Still reading? It gets worse. Ensconced in a two-room attic hovel, with a dank hallway toilet littered with shit and empty toilet paper rolls, Honka occasionally ventures out to the local pub, the film’s eponymous Golden Glove, for what passes as a social life. That seedy joint, bleakly fluorescent, dotted with overflowing ash trays and populated with rough barflies, is a prime hunting ground for Honka, ever searching for a woman to take care of him.
His power move: lure derelict, alcoholic prostitutes back to his lair with the promise of free booze. And then he rapes them as they lie in a drunken torpor. “What’s that awful smell?” people ask him repeatedly. He blames the stench on the pungent meals of the downstairs Greeks. But it’s really the rotting flesh he’s wrapped up and packed behind a poorly-sealed wall panel. Honka’s concession to the odor are a clutch of pine-tree air fresheners he hangs from his ceiling and gamely tosses on the growing pile of limbs.
The film is very nearly unwatchable, yet it’s a trenchant, visceral and frankly impressive evocation of hopelessness and despair. So much self-hatred, self-pity, and self-destructive behavior permeate nearly every character. These are society’s refuse, consigned to their own private hell and willfully resigned to their infernal fate. Abandon all hope, ye who enter here.
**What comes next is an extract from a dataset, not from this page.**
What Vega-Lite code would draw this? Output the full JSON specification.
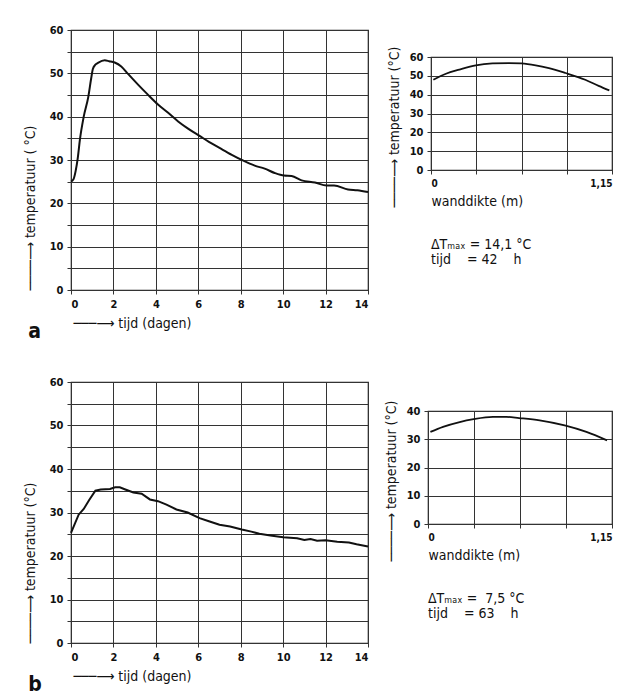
{
  "$schema": "https://vega.github.io/schema/vega-lite/v6.json",
  "padding": {"left": 22, "top": 23, "right": 4, "bottom": 4},
  "background": "white",
  "datasets": {
    "a_main": [
      {"day": 0, "temp": 25.0}, {"day": 0.12, "temp": 25.6}, {"day": 0.22, "temp": 27.5}, {"day": 0.32, "temp": 30.5},
      {"day": 0.42, "temp": 34.7}, {"day": 0.6, "temp": 40.0}, {"day": 0.82, "temp": 44.7}, {"day": 0.95, "temp": 48.8},
      {"day": 1.03, "temp": 51.0}, {"day": 1.15, "temp": 52.0}, {"day": 1.27, "temp": 52.4}, {"day": 1.59, "temp": 53.0},
      {"day": 1.8, "temp": 52.8}, {"day": 2.06, "temp": 52.5}, {"day": 2.37, "temp": 51.6}, {"day": 2.7, "temp": 49.8},
      {"day": 3.16, "temp": 47.4}, {"day": 3.6, "temp": 45.2}, {"day": 4.1, "temp": 42.8}, {"day": 4.55, "temp": 41.0},
      {"day": 5.05, "temp": 38.9}, {"day": 5.5, "temp": 37.3}, {"day": 6.08, "temp": 35.5}, {"day": 6.5, "temp": 34.2},
      {"day": 7.0, "temp": 32.8}, {"day": 7.58, "temp": 31.2}, {"day": 8.1, "temp": 29.9}, {"day": 8.66, "temp": 28.7},
      {"day": 9.13, "temp": 28.0}, {"day": 9.6, "temp": 27.0}, {"day": 10.04, "temp": 26.4}, {"day": 10.4, "temp": 26.3},
      {"day": 10.87, "temp": 25.3}, {"day": 11.5, "temp": 24.8}, {"day": 12.05, "temp": 24.1}, {"day": 12.4, "temp": 24.1},
      {"day": 13.06, "temp": 23.2}, {"day": 13.5, "temp": 23.0}, {"day": 14, "temp": 22.6}
    ],
    "b_main": [
      {"day": 0, "temp": 25.3}, {"day": 0.36, "temp": 29.5}, {"day": 0.6, "temp": 30.8}, {"day": 0.85, "temp": 32.8},
      {"day": 1.15, "temp": 35.0}, {"day": 1.4, "temp": 35.3}, {"day": 1.84, "temp": 35.4}, {"day": 2.08, "temp": 35.8},
      {"day": 2.3, "temp": 35.8}, {"day": 2.56, "temp": 35.3}, {"day": 2.94, "temp": 34.6}, {"day": 3.33, "temp": 34.3},
      {"day": 3.72, "temp": 33.0}, {"day": 4.1, "temp": 32.6}, {"day": 4.5, "temp": 31.8}, {"day": 4.97, "temp": 30.7},
      {"day": 5.5, "temp": 30.0}, {"day": 6.06, "temp": 28.7}, {"day": 6.5, "temp": 28.0}, {"day": 7.0, "temp": 27.2},
      {"day": 7.5, "temp": 26.8}, {"day": 8.05, "temp": 26.1}, {"day": 8.5, "temp": 25.6}, {"day": 8.88, "temp": 25.1},
      {"day": 9.4, "temp": 24.7}, {"day": 10.0, "temp": 24.3}, {"day": 10.66, "temp": 24.1}, {"day": 11.0, "temp": 23.7},
      {"day": 11.29, "temp": 23.9}, {"day": 11.6, "temp": 23.5}, {"day": 12.0, "temp": 23.6}, {"day": 12.55, "temp": 23.3},
      {"day": 13.1, "temp": 23.1}, {"day": 13.46, "temp": 22.7}, {"day": 14.0, "temp": 22.2}
    ],
    "a_wall": [
      {"d": 0.015, "temp": 47.9}, {"d": 0.095, "temp": 51.1}, {"d": 0.18, "temp": 53.3}, {"d": 0.285, "temp": 55.6},
      {"d": 0.39, "temp": 56.6}, {"d": 0.496, "temp": 56.8}, {"d": 0.574, "temp": 56.6}, {"d": 0.665, "temp": 55.6},
      {"d": 0.749, "temp": 54.1}, {"d": 0.854, "temp": 51.5}, {"d": 0.98, "temp": 47.9}, {"d": 1.065, "temp": 44.7},
      {"d": 1.133, "temp": 42.3}
    ],
    "b_wall": [
      {"d": 0.015, "temp": 32.6}, {"d": 0.094, "temp": 34.4}, {"d": 0.198, "temp": 36.1}, {"d": 0.285, "temp": 37.1},
      {"d": 0.406, "temp": 37.9}, {"d": 0.49, "temp": 37.9}, {"d": 0.569, "temp": 37.5}, {"d": 0.698, "temp": 36.7},
      {"d": 0.854, "temp": 34.9}, {"d": 0.99, "temp": 32.6}, {"d": 1.119, "temp": 29.6}
    ],
    "empty": []
  },
  "config": {
    "font": "DejaVu Sans Condensed, DejaVu Sans",
    "view": {"stroke": "#222", "strokeWidth": 1.2},
    "axis": {
      "domain": false,
      "grid": true,
      "gridColor": "#333",
      "gridWidth": 1,
      "gridOpacity": 1,
      "ticks": true,
      "tickColor": "#333",
      "tickSize": 4,
      "labelColor": "#111",
      "labelFontSize": 11,
      "labelFontWeight": "bold",
      "labelPadding": 4,
      "titleColor": "#111",
      "titleFontSize": 14,
      "titleFontWeight": "normal"
    },
    "title": {"color": "#111"}
  },
  "spacing": 32,
  "vconcat": [
    {
      "spacing": 13,
      "hconcat": [
        {
          "width": 297,
          "height": 260,
          "data": {"name": "a_main"},
          "title": {"text": "a", "orient": "bottom", "anchor": "start", "fontSize": 21, "fontWeight": "bold", "offset": -9, "dx": 5},
          "mark": {"type": "line", "color": "#111", "strokeWidth": 2, "interpolate": "monotone"},
          "encoding": {
            "x": {
              "field": "day", "type": "quantitative",
              "scale": {"domain": [0, 14], "nice": false, "zero": false},
              "axis": {"values": [0, 2, 4, 6, 8, 10, 12, 14], "title": "───⟶ tijd (dagen)", "titleAnchor": "start", "titleAlign": "left", "titleX": 2, "titlePadding": 7}
            },
            "y": {
              "field": "temp", "type": "quantitative",
              "scale": {"domain": [0, 60], "nice": false},
              "axis": {"values": [0, 5, 10, 15, 20, 25, 30, 35, 40, 45, 50, 55, 60], "labelExpr": "datum.value % 10 == 0 ? datum.label : ''", "title": "────⟶ temperatuur ( °C)", "titleAnchor": "start", "titlePadding": 12}
            }
          }
        },
        {
          "spacing": 14,
          "vconcat": [
            {
              "width": 1,
              "height": 1,
              "data": {"name": "empty"},
              "mark": {"type": "point", "opacity": 0},
              "view": {"stroke": null}
            },
            {
              "width": 181,
              "height": 113,
              "data": {"name": "a_wall"},
              "title": {"text": ["ΔTₘₐₓ = 14,1 °C", "tijd\u00a0\u00a0\u00a0\u00a0= 42\u00a0\u00a0\u00a0\u00a0h"], "orient": "bottom", "anchor": "start", "frame": "group", "fontSize": 14, "fontWeight": "normal", "lineHeight": 15, "offset": 30},
              "mark": {"type": "line", "color": "#111", "strokeWidth": 1.8, "interpolate": "monotone"},
              "encoding": {
                "x": {
                  "field": "d", "type": "quantitative",
                  "scale": {"domain": [0, 1.15], "nice": false, "zero": false},
                  "axis": {"values": [0, 0.2875, 0.575, 0.8625, 1.15], "labelExpr": "datum.value == 0 ? '0' : (abs(datum.value - 1.15) < 0.001 ? '1,15' : '')", "labelFontSize": 10, "title": "wanddikte (m)", "titleAnchor": "start", "titleAlign": "left", "titleX": 0, "titlePadding": 6}
                },
                "y": {
                  "field": "temp", "type": "quantitative",
                  "scale": {"domain": [0, 60], "nice": false},
                  "axis": {"values": [0, 10, 20, 30, 40, 50, 60], "title": "────⟶ temperatuur (°C)", "titleAlign": "left", "titleY": 150, "titlePadding": 8}
                }
              }
            }
          ]
        }
      ]
    },
    {
      "spacing": 10,
      "hconcat": [
        {
          "width": 297,
          "height": 261,
          "data": {"name": "b_main"},
          "title": {"text": "b", "orient": "bottom", "anchor": "start", "fontSize": 21, "fontWeight": "bold", "offset": -9, "dx": 5},
          "mark": {"type": "line", "color": "#111", "strokeWidth": 2},
          "encoding": {
            "x": {
              "field": "day", "type": "quantitative",
              "scale": {"domain": [0, 14], "nice": false, "zero": false},
              "axis": {"values": [0, 2, 4, 6, 8, 10, 12, 14], "title": "───⟶ tijd (dagen)", "titleAnchor": "start", "titleAlign": "left", "titleX": 2, "titlePadding": 7}
            },
            "y": {
              "field": "temp", "type": "quantitative",
              "scale": {"domain": [0, 60], "nice": false},
              "axis": {"values": [0, 5, 10, 15, 20, 25, 30, 35, 40, 45, 50, 55, 60], "labelExpr": "datum.value % 10 == 0 ? datum.label : ''", "title": "────⟶ temperatuur (°C)", "titleAnchor": "start", "titlePadding": 12}
            }
          }
        },
        {
          "spacing": 16,
          "vconcat": [
            {
              "width": 1,
              "height": 1,
              "data": {"name": "empty"},
              "mark": {"type": "point", "opacity": 0},
              "view": {"stroke": null}
            },
            {
              "width": 184,
              "height": 113,
              "data": {"name": "b_wall"},
              "title": {"text": ["ΔTₘₐₓ =\u00a0\u00a07,5 °C", "tijd\u00a0\u00a0\u00a0\u00a0= 63\u00a0\u00a0\u00a0\u00a0h"], "orient": "bottom", "anchor": "start", "frame": "group", "fontSize": 14, "fontWeight": "normal", "lineHeight": 15, "offset": 30},
              "mark": {"type": "line", "color": "#111", "strokeWidth": 1.8, "interpolate": "monotone"},
              "encoding": {
                "x": {
                  "field": "d", "type": "quantitative",
                  "scale": {"domain": [0, 1.15], "nice": false, "zero": false},
                  "axis": {"values": [0, 0.2875, 0.575, 0.8625, 1.15], "labelExpr": "datum.value == 0 ? '0' : (abs(datum.value - 1.15) < 0.001 ? '1,15' : '')", "labelFontSize": 10, "title": "wanddikte (m)", "titleAnchor": "start", "titleAlign": "left", "titleX": 0, "titlePadding": 6}
                },
                "y": {
                  "field": "temp", "type": "quantitative",
                  "scale": {"domain": [0, 40], "nice": false},
                  "axis": {"values": [0, 10, 20, 30, 40], "title": "────⟶ temperatuur (°C)", "titleAlign": "left", "titleY": 150, "titlePadding": 8}
                }
              }
            }
          ]
        }
      ]
    }
  ]
}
An unflinching director, Akin has made films of emotional intensity before, and even won Berlin’s top prize in 2004 for the gut-wrenching romance Head-On. But The Golden Glove is a new high in cinematic lows. Place it alongside the Texas Chainsaw Massacre, Salo, and Henry: Portrait of a Serial Killer as an expression of nihilism that holds almost talismanic weight. I hope never to watch The Golden Glove again, but I doubt I’ll ever truly shake it from my mind.